From pv magazine USA
More solar modules are being shipped at lower prices than ever before in the United States, according to the latest edition of the Energy Information Administration’s (EIA) Monthly Solar Photovoltaic Module Shipments Report.
In January, 1.725 GW of modules were shipped at an average price of $0.36 per watt – the lowest price per watt since the EIA began tracking module shipments in 2017. In February, prices fell to new record lows, as 1.728 GW of modules were shipped at an average price of $0.34 per watt. In March, the price per watt was extended, while a new record was set for total modules shipped, as 2.712 GW of modules were shipped at an average price of $0.34 per watt.
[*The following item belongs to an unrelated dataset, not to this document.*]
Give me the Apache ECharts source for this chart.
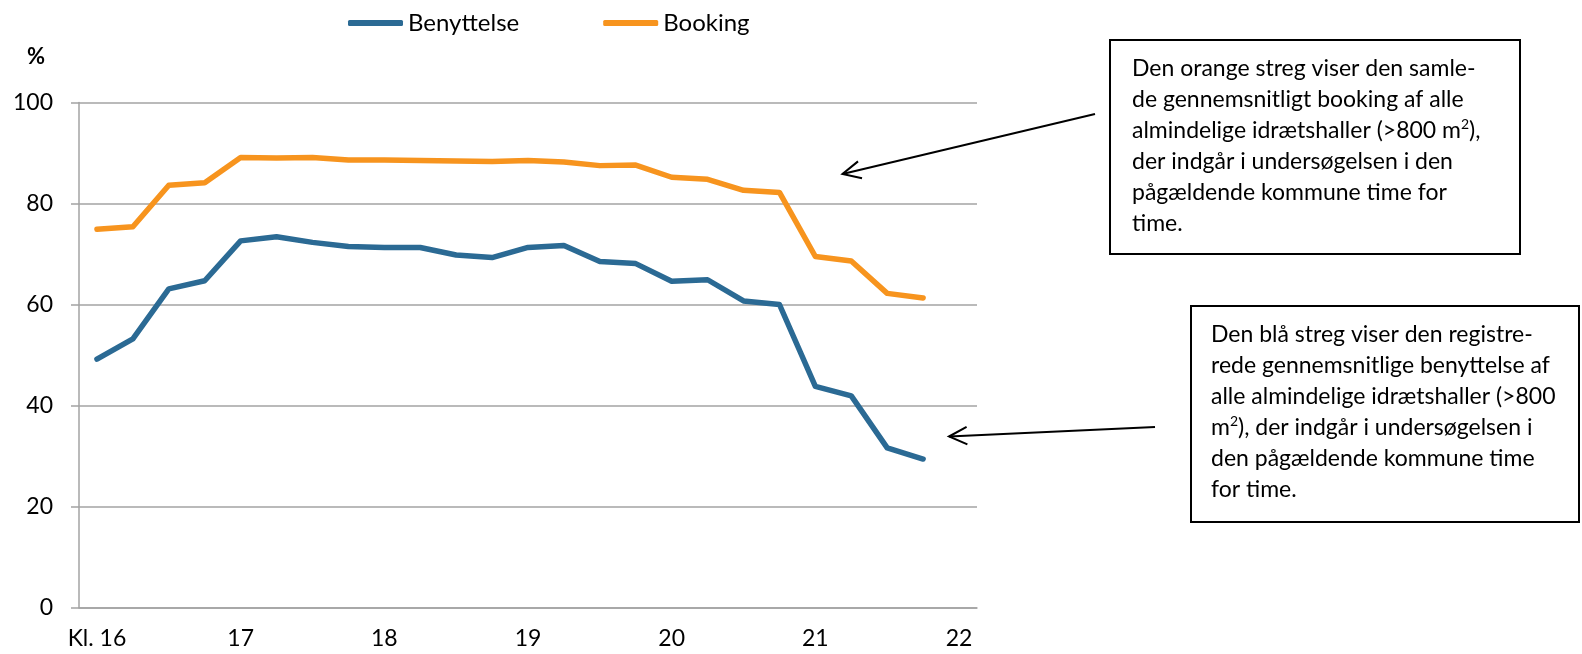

The jump in capacity recorded in March was noteworthy because it happened in the first quarter. Historically, module shipment spikes have occurred later in the year, as developers look to lock in that year’s investment tax credits (ITC) through a safe harbor provision that allows them to pay 5% or more of the cost of a project. Considering that modules represent more than 5% of total project costs, securing modules at the end of the year has been a common way to lock in the prior year’s ITC.
In March, California led the way, as it typically does, with 574 MW of modules shipped to projects in the state. Texas was a close second, with 544 MW of capacity shipped to in-state projects. Five other states recorded more than 100 MW of module shipments in March, a milestone that had not before been accomplished.
The five states were Georgia at 190 MW, Illinois at 116 MW, Nevada at 131 MW, North Carolina at 118 MW, and Virginia at 110 MW. Unlike previous versions of the EIA report, the top states for shipments did not feature any surprises, as most of the leading states are known solar hotbeds. Illinois was perhaps the only outlier, although it has solidified its solar commitment in recent years.
February and March also featured the lowest cost per watt in the history of the report. Both months notched an average cost per peak watt of $0.34, edging out the previous record of $0.36, set in January. That price had been reached four other times since early 2020.
The mark also was lower than March 2020’s average price of $0.37 per watt, though drops in average price have become less significant as the solar market has matured. It used to be common for prices to fluctuate by a couple of cents per month. That trend leveled out in February 2020, and no single-month change has been greater than $0.02 since.